DATASET EXCERPT:
****************************************

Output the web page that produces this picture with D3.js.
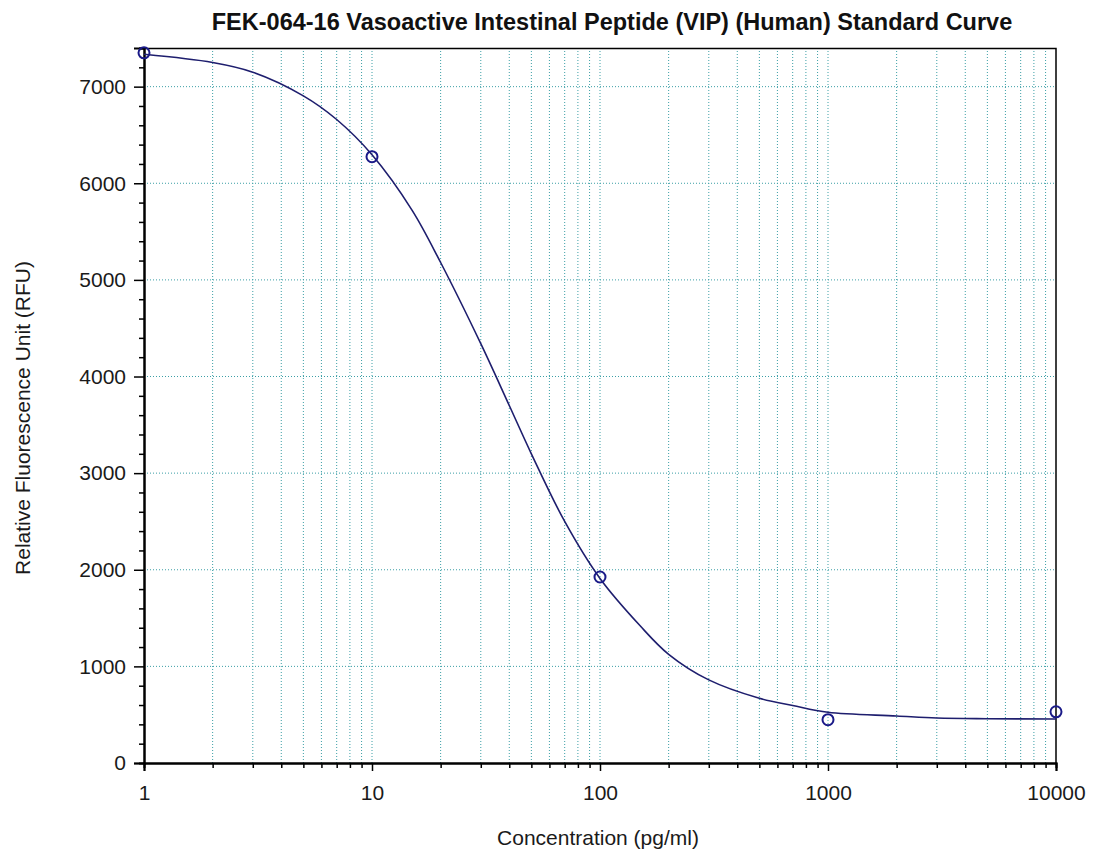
<!DOCTYPE html>
<html>
<head>
<meta charset="utf-8">
<script src="https://cdn.jsdelivr.net/npm/d3@7"></script>
<style>
  body { margin: 0; background: #fff; }
  svg { font-family: "Liberation Sans", Arial, sans-serif; }
</style>
</head>
<body>
<svg width="1096" height="854"></svg>
<script>
// standard points
const conc = [1, 10, 100, 1000, 10000];
const rfu = [7350, 6275, 1925, 448, 530];

// fitted curve
const curveConc = [1, 2, 3, 5, 7, 10, 15, 20, 30, 40, 50, 70, 100, 150, 200, 300, 500, 700, 1000, 2000, 3000, 5000, 10000];
const curveRfu = [7335, 7250, 7150, 6905, 6660, 6295, 5720, 5180, 4340, 3700, 3200, 2500, 1910, 1420, 1125, 860, 670, 595, 525, 487, 465, 458, 456];

const xMajor = [1, 10, 100, 1000, 10000];
const yMajor = [0, 1000, 2000, 3000, 4000, 5000, 6000, 7000];

const svg = d3.select('svg');
const margin = {top: 48, right: 40, bottom: 91, left: 144};
const width = 1096 - margin.left - margin.right;
const height = 854 - margin.top - margin.bottom;

const g = svg.append('g')
  .attr('transform', `translate(${margin.left},${margin.top})`);

const x = d3.scaleLog().domain([1, 10000]).range([0, width]);
const y = d3.scaleLinear().domain([0, 7400]).range([height, 0]);

// all log ticks 1..9 per decade
const xAll = x.ticks();
const yMinor = d3.range(0, 7401, 200);

// grid
const gridColor = '#3c9fa6';
g.append('g').selectAll('line')
  .data(xAll.filter(d => d > 1 && d < 10000))
  .join('line')
  .attr('x1', d => x(d)).attr('x2', d => x(d))
  .attr('y1', 0).attr('y2', height)
  .attr('stroke', gridColor)
  .attr('stroke-width', 1)
  .attr('stroke-dasharray', '1,2');

g.append('g').selectAll('line')
  .data(yMajor.filter(d => d > 0))
  .join('line')
  .attr('x1', 0).attr('x2', width)
  .attr('y1', d => y(d)).attr('y2', d => y(d))
  .attr('stroke', gridColor)
  .attr('stroke-width', 1)
  .attr('stroke-dasharray', '1,2');

// frame top/right
g.append('path')
  .attr('d', `M0,0.5H${width}V${height}`)
  .attr('fill', 'none')
  .attr('stroke', '#000')
  .attr('stroke-width', 1.5);

// axes
const xAxisMinor = d3.axisBottom(x)
  .tickValues(xAll.filter(d => !xMajor.includes(d)))
  .tickSize(5).tickFormat('');
const xAxis = d3.axisBottom(x)
  .tickValues(xMajor)
  .tickSize(8).tickPadding(14)
  .tickFormat(d3.format('d'));
const yAxisMinor = d3.axisLeft(y)
  .tickValues(yMinor.filter(d => !yMajor.includes(d)))
  .tickSize(5).tickFormat('');
const yAxis = d3.axisLeft(y)
  .tickValues(yMajor)
  .tickSize(10).tickPadding(8)
  .tickFormat(d3.format('d'));

function styleAxis(sel) {
  sel.select('.domain').attr('stroke', '#000').attr('stroke-width', 2);
  sel.selectAll('.tick line').attr('stroke', '#000').attr('stroke-width', 1.5);
  sel.selectAll('text').attr('font-size', 21).attr('fill', '#1a1a1a')
    .attr('font-family', '"Liberation Sans", Arial, sans-serif');
}

g.append('g').attr('transform', `translate(0,${height})`).call(xAxisMinor).call(styleAxis);
g.append('g').attr('transform', `translate(0,${height})`).call(xAxis).call(styleAxis);
g.append('g').call(yAxisMinor).call(styleAxis);
g.append('g').call(yAxis).call(styleAxis);

// fitted curve
const line = d3.line()
  .x((d, i) => x(curveConc[i]))
  .y(d => y(d))
  .curve(d3.curveCatmullRom.alpha(0.5));

g.append('path')
  .datum(curveRfu)
  .attr('d', line)
  .attr('fill', 'none')
  .attr('stroke', '#1e1e6e')
  .attr('stroke-width', 1.6);

// points
g.append('g').selectAll('circle')
  .data(rfu)
  .join('circle')
  .attr('cx', (d, i) => x(conc[i]))
  .attr('cy', d => y(d))
  .attr('r', 5.5)
  .attr('fill', 'none')
  .attr('stroke', '#1a1a88')
  .attr('stroke-width', 2);

// titles
svg.append('text')
  .attr('x', 612).attr('y', 30)
  .attr('text-anchor', 'middle')
  .attr('font-size', 23.5).attr('font-weight', 'bold')
  .attr('fill', '#111')
  .text('FEK-064-16 Vasoactive Intestinal Peptide (VIP) (Human) Standard Curve');

svg.append('text')
  .attr('x', 598).attr('y', 845)
  .attr('text-anchor', 'middle')
  .attr('font-size', 21).attr('fill', '#1a1a1a')
  .text('Concentration (pg/ml)');

svg.append('text')
  .attr('transform', 'translate(30,418) rotate(-90)')
  .attr('text-anchor', 'middle')
  .attr('font-size', 21).attr('fill', '#1a1a1a')
  .text('Relative Fluorescence Unit (RFU)');
</script>
</body>
</html>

****************************************

Every line is to be duplicated exactly, though pictures stay out.

Output the web page that produces this picture with D3.js.
<!DOCTYPE html>
<html>
<head>
<meta charset="utf-8">
<script src="https://cdn.jsdelivr.net/npm/d3@7"></script>
<style>
  body { margin: 0; background: #fff; }
  svg { font-family: "Liberation Sans", Arial, sans-serif; }
</style>
</head>
<body>
<svg width="1096" height="854"></svg>
<script>
// standard points
const conc = [1, 10, 100, 1000, 10000];
const rfu = [7350, 6275, 1925, 448, 530];

// fitted curve
const curveConc = [1, 2, 3, 5, 7, 10, 15, 20, 30, 40, 50, 70, 100, 150, 200, 300, 500, 700, 1000, 2000, 3000, 5000, 10000];
const curveRfu = [7335, 7250, 7150, 6905, 6660, 6295, 5720, 5180, 4340, 3700, 3200, 2500, 1910, 1420, 1125, 860, 670, 595, 525, 487, 465, 458, 456];

const xMajor = [1, 10, 100, 1000, 10000];
const yMajor = [0, 1000, 2000, 3000, 4000, 5000, 6000, 7000];

const svg = d3.select('svg');
const margin = {top: 48, right: 40, bottom: 91, left: 144};
const width = 1096 - margin.left - margin.right;
const height = 854 - margin.top - margin.bottom;

const g = svg.append('g')
  .attr('transform', `translate(${margin.left},${margin.top})`);

const x = d3.scaleLog().domain([1, 10000]).range([0, width]);
const y = d3.scaleLinear().domain([0, 7400]).range([height, 0]);

// all log ticks 1..9 per decade
const xAll = x.ticks();
const yMinor = d3.range(0, 7401, 200);

// grid
const gridColor = '#3c9fa6';
g.append('g').selectAll('line')
  .data(xAll.filter(d => d > 1 && d < 10000))
  .join('line')
  .attr('x1', d => x(d)).attr('x2', d => x(d))
  .attr('y1', 0).attr('y2', height)
  .attr('stroke', gridColor)
  .attr('stroke-width', 1)
  .attr('stroke-dasharray', '1,2');

g.append('g').selectAll('line')
  .data(yMajor.filter(d => d > 0))
  .join('line')
  .attr('x1', 0).attr('x2', width)
  .attr('y1', d => y(d)).attr('y2', d => y(d))
  .attr('stroke', gridColor)
  .attr('stroke-width', 1)
  .attr('stroke-dasharray', '1,2');

// frame top/right
g.append('path')
  .attr('d', `M0,0.5H${width}V${height}`)
  .attr('fill', 'none')
  .attr('stroke', '#000')
  .attr('stroke-width', 1.5);

// axes
const xAxisMinor = d3.axisBottom(x)
  .tickValues(xAll.filter(d => !xMajor.includes(d)))
  .tickSize(5).tickFormat('');
const xAxis = d3.axisBottom(x)
  .tickValues(xMajor)
  .tickSize(8).tickPadding(14)
  .tickFormat(d3.format('d'));
const yAxisMinor = d3.axisLeft(y)
  .tickValues(yMinor.filter(d => !yMajor.includes(d)))
  .tickSize(5).tickFormat('');
const yAxis = d3.axisLeft(y)
  .tickValues(yMajor)
  .tickSize(10).tickPadding(8)
  .tickFormat(d3.format('d'));

function styleAxis(sel) {
  sel.select('.domain').attr('stroke', '#000').attr('stroke-width', 2);
  sel.selectAll('.tick line').attr('stroke', '#000').attr('stroke-width', 1.5);
  sel.selectAll('text').attr('font-size', 21).attr('fill', '#1a1a1a')
    .attr('font-family', '"Liberation Sans", Arial, sans-serif');
}

g.append('g').attr('transform', `translate(0,${height})`).call(xAxisMinor).call(styleAxis);
g.append('g').attr('transform', `translate(0,${height})`).call(xAxis).call(styleAxis);
g.append('g').call(yAxisMinor).call(styleAxis);
g.append('g').call(yAxis).call(styleAxis);

// fitted curve
const line = d3.line()
  .x((d, i) => x(curveConc[i]))
  .y(d => y(d))
  .curve(d3.curveCatmullRom.alpha(0.5));

g.append('path')
  .datum(curveRfu)
  .attr('d', line)
  .attr('fill', 'none')
  .attr('stroke', '#1e1e6e')
  .attr('stroke-width', 1.6);

// points
g.append('g').selectAll('circle')
  .data(rfu)
  .join('circle')
  .attr('cx', (d, i) => x(conc[i]))
  .attr('cy', d => y(d))
  .attr('r', 5.5)
  .attr('fill', 'none')
  .attr('stroke', '#1a1a88')
  .attr('stroke-width', 2);

// titles
svg.append('text')
  .attr('x', 612).attr('y', 30)
  .attr('text-anchor', 'middle')
  .attr('font-size', 23.5).attr('font-weight', 'bold')
  .attr('fill', '#111')
  .text('FEK-064-16 Vasoactive Intestinal Peptide (VIP) (Human) Standard Curve');

svg.append('text')
  .attr('x', 598).attr('y', 845)
  .attr('text-anchor', 'middle')
  .attr('font-size', 21).attr('fill', '#1a1a1a')
  .text('Concentration (pg/ml)');

svg.append('text')
  .attr('transform', 'translate(30,418) rotate(-90)')
  .attr('text-anchor', 'middle')
  .attr('font-size', 21).attr('fill', '#1a1a1a')
  .text('Relative Fluorescence Unit (RFU)');
</script>
</body>
</html>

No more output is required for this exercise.